DIRECTIONS: Extract the first line of the entries below and every line after it up to the one containing "(req) at (1460,461);", both kept. Pictures are excluded.

Recorded data

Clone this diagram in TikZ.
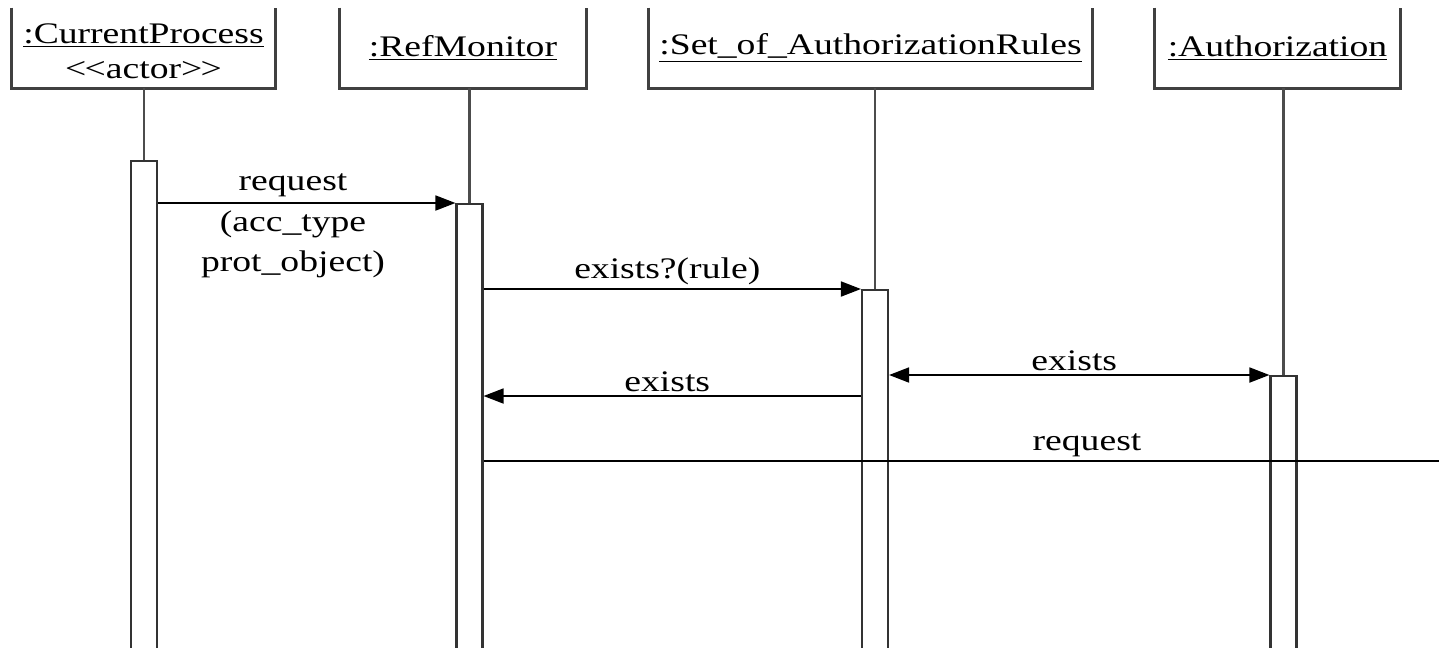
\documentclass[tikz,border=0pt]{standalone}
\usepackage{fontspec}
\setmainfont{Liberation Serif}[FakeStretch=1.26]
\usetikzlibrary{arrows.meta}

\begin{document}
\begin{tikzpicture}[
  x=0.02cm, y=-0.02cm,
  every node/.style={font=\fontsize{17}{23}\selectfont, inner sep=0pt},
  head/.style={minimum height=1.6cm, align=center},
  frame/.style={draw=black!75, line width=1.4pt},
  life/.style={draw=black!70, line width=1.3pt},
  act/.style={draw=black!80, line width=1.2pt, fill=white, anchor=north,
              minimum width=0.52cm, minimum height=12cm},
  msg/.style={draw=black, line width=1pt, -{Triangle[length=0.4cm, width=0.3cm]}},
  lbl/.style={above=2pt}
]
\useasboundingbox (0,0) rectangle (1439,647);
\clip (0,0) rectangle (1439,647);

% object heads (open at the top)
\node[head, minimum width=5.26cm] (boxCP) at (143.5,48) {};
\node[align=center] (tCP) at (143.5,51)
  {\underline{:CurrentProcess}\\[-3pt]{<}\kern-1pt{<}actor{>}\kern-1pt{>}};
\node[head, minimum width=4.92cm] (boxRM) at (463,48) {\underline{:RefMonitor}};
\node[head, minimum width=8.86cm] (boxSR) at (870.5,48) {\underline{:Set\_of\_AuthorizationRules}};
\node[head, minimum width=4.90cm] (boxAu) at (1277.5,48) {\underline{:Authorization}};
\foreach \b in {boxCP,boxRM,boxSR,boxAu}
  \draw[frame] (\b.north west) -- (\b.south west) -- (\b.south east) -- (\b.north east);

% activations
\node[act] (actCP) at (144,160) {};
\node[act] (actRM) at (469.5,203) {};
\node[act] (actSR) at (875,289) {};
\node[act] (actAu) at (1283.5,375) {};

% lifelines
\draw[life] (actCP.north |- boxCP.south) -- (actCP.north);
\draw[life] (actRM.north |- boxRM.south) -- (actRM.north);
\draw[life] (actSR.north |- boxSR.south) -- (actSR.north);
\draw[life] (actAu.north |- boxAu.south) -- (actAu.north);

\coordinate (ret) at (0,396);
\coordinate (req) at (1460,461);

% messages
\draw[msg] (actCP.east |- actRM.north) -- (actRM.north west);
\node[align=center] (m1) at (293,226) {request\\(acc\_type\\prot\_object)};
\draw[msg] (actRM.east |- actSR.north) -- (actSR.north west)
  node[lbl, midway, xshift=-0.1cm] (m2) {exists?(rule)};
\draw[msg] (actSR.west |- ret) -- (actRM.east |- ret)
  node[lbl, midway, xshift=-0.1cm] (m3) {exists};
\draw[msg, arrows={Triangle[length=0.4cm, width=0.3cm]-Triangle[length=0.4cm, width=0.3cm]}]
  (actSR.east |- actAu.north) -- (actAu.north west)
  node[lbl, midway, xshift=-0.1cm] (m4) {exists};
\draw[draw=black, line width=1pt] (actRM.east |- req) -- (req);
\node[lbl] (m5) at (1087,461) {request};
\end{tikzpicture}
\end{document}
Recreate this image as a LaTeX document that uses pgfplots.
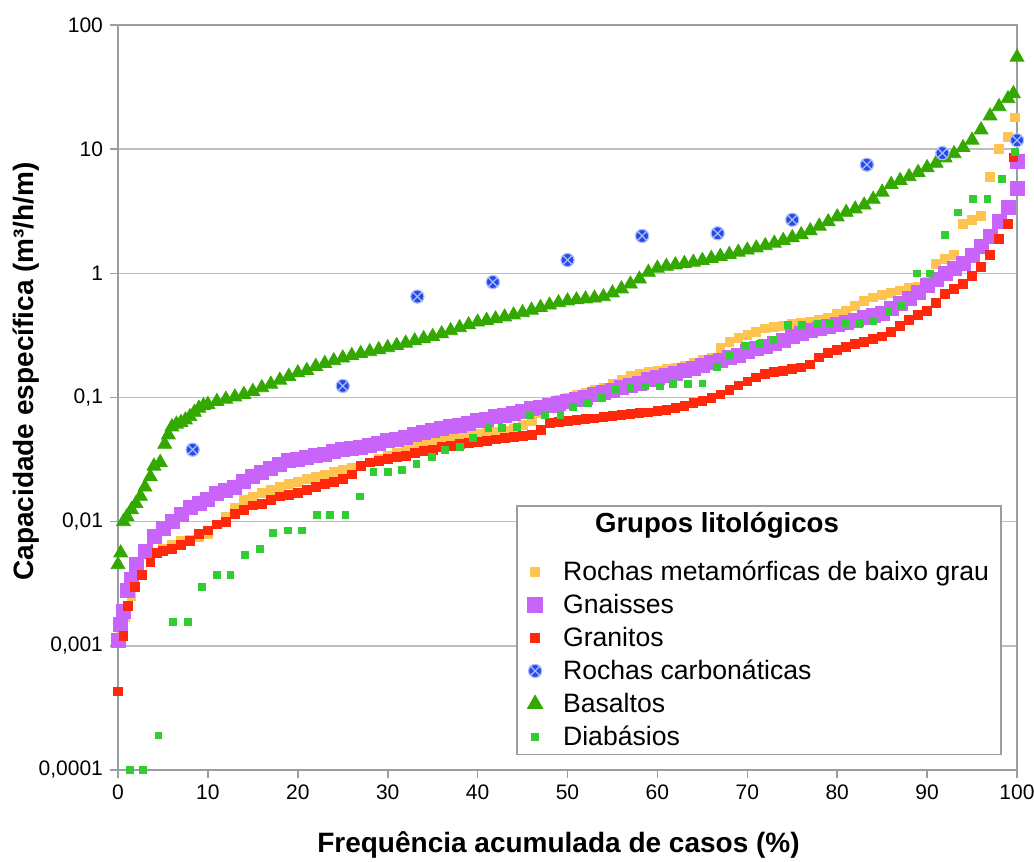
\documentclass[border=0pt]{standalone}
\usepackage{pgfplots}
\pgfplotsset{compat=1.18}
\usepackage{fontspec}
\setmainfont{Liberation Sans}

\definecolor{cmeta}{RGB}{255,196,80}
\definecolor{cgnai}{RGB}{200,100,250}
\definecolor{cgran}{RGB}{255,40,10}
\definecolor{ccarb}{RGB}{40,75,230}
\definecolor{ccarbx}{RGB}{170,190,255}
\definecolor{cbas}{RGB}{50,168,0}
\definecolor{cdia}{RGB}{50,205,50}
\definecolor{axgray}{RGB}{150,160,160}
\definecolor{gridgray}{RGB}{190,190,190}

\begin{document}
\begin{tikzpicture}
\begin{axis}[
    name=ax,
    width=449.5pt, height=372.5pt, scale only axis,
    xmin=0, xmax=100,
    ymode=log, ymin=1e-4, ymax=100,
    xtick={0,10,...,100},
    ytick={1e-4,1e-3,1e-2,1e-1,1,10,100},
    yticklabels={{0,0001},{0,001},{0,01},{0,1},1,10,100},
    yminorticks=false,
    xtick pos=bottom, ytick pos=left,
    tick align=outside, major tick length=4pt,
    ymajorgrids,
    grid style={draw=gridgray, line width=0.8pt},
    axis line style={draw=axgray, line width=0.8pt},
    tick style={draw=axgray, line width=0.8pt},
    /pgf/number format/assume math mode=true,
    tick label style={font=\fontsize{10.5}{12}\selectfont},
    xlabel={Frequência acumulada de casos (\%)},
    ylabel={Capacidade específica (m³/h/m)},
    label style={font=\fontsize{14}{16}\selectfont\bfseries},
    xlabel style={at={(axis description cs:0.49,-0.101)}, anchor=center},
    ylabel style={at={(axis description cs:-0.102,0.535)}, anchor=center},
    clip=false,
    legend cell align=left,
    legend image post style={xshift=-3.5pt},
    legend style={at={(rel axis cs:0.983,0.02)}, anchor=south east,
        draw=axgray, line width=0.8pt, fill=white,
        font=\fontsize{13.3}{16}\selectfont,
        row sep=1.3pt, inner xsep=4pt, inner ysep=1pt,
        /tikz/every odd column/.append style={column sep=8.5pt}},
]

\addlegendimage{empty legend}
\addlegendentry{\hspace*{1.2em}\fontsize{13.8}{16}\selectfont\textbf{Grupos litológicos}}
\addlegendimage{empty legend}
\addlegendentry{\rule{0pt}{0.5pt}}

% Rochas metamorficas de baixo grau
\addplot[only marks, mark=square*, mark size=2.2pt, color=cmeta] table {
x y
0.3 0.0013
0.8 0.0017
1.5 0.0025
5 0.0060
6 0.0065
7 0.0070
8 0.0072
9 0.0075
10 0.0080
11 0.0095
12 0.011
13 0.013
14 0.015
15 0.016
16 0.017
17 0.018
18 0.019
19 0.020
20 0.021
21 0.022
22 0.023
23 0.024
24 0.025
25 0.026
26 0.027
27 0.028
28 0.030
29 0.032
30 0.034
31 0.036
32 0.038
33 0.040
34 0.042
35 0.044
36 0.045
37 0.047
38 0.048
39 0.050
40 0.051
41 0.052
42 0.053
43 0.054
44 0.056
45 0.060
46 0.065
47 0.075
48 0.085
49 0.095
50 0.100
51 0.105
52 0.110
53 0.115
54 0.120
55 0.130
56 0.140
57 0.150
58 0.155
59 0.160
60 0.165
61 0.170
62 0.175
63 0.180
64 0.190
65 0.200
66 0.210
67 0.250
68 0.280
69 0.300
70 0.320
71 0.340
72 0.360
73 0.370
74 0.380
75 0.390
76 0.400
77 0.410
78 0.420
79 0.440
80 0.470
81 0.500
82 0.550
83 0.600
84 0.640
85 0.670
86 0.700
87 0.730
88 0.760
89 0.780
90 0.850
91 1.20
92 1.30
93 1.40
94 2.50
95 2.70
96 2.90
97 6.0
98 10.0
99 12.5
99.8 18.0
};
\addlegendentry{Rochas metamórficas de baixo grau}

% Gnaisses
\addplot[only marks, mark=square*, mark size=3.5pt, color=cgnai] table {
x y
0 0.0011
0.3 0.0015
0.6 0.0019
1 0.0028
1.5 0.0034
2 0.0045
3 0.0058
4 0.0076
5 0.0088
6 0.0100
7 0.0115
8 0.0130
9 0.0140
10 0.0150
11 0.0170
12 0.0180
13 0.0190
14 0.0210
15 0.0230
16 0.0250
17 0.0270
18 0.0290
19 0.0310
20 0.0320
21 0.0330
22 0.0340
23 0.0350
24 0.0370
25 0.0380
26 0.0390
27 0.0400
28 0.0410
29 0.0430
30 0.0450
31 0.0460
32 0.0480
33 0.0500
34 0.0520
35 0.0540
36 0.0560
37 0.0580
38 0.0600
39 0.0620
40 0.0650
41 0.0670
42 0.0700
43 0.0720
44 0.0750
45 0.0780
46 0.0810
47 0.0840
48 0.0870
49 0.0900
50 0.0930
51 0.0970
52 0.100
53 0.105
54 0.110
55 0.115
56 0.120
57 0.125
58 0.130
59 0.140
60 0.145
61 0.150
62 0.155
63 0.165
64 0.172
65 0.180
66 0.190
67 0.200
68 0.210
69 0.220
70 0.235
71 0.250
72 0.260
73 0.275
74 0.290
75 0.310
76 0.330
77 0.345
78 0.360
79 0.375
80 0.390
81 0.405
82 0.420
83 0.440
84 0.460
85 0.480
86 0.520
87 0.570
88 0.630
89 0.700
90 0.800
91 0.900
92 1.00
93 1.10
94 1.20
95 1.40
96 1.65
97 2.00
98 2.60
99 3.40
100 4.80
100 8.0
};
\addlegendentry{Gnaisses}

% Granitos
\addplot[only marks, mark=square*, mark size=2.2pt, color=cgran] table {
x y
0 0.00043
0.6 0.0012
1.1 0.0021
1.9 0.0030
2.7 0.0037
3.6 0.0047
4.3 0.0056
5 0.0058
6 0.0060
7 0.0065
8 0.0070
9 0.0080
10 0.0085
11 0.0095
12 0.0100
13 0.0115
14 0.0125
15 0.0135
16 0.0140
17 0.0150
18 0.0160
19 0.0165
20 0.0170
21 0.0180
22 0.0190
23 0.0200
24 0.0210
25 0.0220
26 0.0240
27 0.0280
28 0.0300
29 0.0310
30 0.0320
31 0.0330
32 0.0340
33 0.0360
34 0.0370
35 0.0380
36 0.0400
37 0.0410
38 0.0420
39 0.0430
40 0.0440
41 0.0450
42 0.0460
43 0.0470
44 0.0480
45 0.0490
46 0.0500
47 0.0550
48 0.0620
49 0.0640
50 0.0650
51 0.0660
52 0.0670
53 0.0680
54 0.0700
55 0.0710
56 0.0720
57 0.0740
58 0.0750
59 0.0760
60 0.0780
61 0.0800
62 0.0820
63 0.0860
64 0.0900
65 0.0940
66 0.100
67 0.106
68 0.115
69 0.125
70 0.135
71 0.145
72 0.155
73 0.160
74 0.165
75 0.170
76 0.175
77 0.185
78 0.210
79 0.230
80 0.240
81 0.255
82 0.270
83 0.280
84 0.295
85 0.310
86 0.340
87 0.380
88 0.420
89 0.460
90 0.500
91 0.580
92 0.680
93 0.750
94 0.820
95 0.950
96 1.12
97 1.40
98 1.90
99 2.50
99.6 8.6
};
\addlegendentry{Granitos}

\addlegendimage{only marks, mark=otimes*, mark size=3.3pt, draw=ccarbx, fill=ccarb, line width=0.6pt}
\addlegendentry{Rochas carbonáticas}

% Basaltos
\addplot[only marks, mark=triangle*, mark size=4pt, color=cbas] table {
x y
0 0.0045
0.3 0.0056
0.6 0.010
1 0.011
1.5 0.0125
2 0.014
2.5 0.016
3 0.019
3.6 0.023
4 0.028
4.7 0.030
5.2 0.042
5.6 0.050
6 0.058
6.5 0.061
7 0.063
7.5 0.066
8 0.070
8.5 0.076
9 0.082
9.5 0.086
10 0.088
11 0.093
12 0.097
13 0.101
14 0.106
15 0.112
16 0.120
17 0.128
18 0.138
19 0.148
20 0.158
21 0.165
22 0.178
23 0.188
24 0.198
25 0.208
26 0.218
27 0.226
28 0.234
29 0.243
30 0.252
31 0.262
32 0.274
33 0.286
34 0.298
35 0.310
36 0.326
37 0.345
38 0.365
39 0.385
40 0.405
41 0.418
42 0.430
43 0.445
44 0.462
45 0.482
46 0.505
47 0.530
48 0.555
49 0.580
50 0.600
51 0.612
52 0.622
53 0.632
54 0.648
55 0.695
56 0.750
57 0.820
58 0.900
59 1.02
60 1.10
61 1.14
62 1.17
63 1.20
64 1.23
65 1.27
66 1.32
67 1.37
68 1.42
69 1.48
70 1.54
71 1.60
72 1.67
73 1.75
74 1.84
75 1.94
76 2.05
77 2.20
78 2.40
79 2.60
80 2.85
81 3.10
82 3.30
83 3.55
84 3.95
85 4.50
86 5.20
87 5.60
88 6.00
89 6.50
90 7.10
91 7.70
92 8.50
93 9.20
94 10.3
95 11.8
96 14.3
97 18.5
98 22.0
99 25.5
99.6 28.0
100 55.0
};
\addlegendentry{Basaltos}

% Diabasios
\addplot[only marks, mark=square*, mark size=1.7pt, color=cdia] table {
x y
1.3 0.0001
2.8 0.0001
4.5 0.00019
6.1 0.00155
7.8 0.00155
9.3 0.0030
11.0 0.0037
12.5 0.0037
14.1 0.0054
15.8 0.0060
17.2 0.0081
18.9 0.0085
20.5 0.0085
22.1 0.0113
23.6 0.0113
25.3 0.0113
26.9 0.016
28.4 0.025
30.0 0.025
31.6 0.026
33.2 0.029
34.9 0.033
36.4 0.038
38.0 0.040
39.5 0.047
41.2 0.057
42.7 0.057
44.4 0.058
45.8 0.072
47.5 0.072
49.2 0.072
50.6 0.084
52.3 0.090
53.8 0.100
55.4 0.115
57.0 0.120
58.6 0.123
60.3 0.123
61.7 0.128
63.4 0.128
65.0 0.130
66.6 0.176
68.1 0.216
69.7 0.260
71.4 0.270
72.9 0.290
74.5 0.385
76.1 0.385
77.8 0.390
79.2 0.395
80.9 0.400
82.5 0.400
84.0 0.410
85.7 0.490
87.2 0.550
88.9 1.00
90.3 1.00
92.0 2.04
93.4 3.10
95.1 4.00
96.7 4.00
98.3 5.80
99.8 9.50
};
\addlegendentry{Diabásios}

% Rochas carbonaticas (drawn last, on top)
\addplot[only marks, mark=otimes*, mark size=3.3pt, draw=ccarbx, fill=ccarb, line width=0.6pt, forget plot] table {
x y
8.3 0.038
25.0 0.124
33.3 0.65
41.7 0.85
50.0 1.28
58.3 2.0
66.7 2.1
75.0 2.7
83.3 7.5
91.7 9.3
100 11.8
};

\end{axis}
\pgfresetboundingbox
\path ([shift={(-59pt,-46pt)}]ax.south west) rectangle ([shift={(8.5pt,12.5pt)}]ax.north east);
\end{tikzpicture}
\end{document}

ANSWER TO THE EXERCISE:
Clone this diagram in TikZ.
\documentclass[tikz,border=0pt]{standalone}
\usepackage{fontspec}
\setmainfont{Liberation Serif}[FakeStretch=1.26]
\usetikzlibrary{arrows.meta}

\begin{document}
\begin{tikzpicture}[
  x=0.02cm, y=-0.02cm,
  every node/.style={font=\fontsize{17}{23}\selectfont, inner sep=0pt},
  head/.style={minimum height=1.6cm, align=center},
  frame/.style={draw=black!75, line width=1.4pt},
  life/.style={draw=black!70, line width=1.3pt},
  act/.style={draw=black!80, line width=1.2pt, fill=white, anchor=north,
              minimum width=0.52cm, minimum height=12cm},
  msg/.style={draw=black, line width=1pt, -{Triangle[length=0.4cm, width=0.3cm]}},
  lbl/.style={above=2pt}
]
\useasboundingbox (0,0) rectangle (1439,647);
\clip (0,0) rectangle (1439,647);

% object heads (open at the top)
\node[head, minimum width=5.26cm] (boxCP) at (143.5,48) {};
\node[align=center] (tCP) at (143.5,51)
  {\underline{:CurrentProcess}\\[-3pt]{<}\kern-1pt{<}actor{>}\kern-1pt{>}};
\node[head, minimum width=4.92cm] (boxRM) at (463,48) {\underline{:RefMonitor}};
\node[head, minimum width=8.86cm] (boxSR) at (870.5,48) {\underline{:Set\_of\_AuthorizationRules}};
\node[head, minimum width=4.90cm] (boxAu) at (1277.5,48) {\underline{:Authorization}};
\foreach \b in {boxCP,boxRM,boxSR,boxAu}
  \draw[frame] (\b.north west) -- (\b.south west) -- (\b.south east) -- (\b.north east);

% activations
\node[act] (actCP) at (144,160) {};
\node[act] (actRM) at (469.5,203) {};
\node[act] (actSR) at (875,289) {};
\node[act] (actAu) at (1283.5,375) {};

% lifelines
\draw[life] (actCP.north |- boxCP.south) -- (actCP.north);
\draw[life] (actRM.north |- boxRM.south) -- (actRM.north);
\draw[life] (actSR.north |- boxSR.south) -- (actSR.north);
\draw[life] (actAu.north |- boxAu.south) -- (actAu.north);

\coordinate (ret) at (0,396);
\coordinate (req) at (1460,461);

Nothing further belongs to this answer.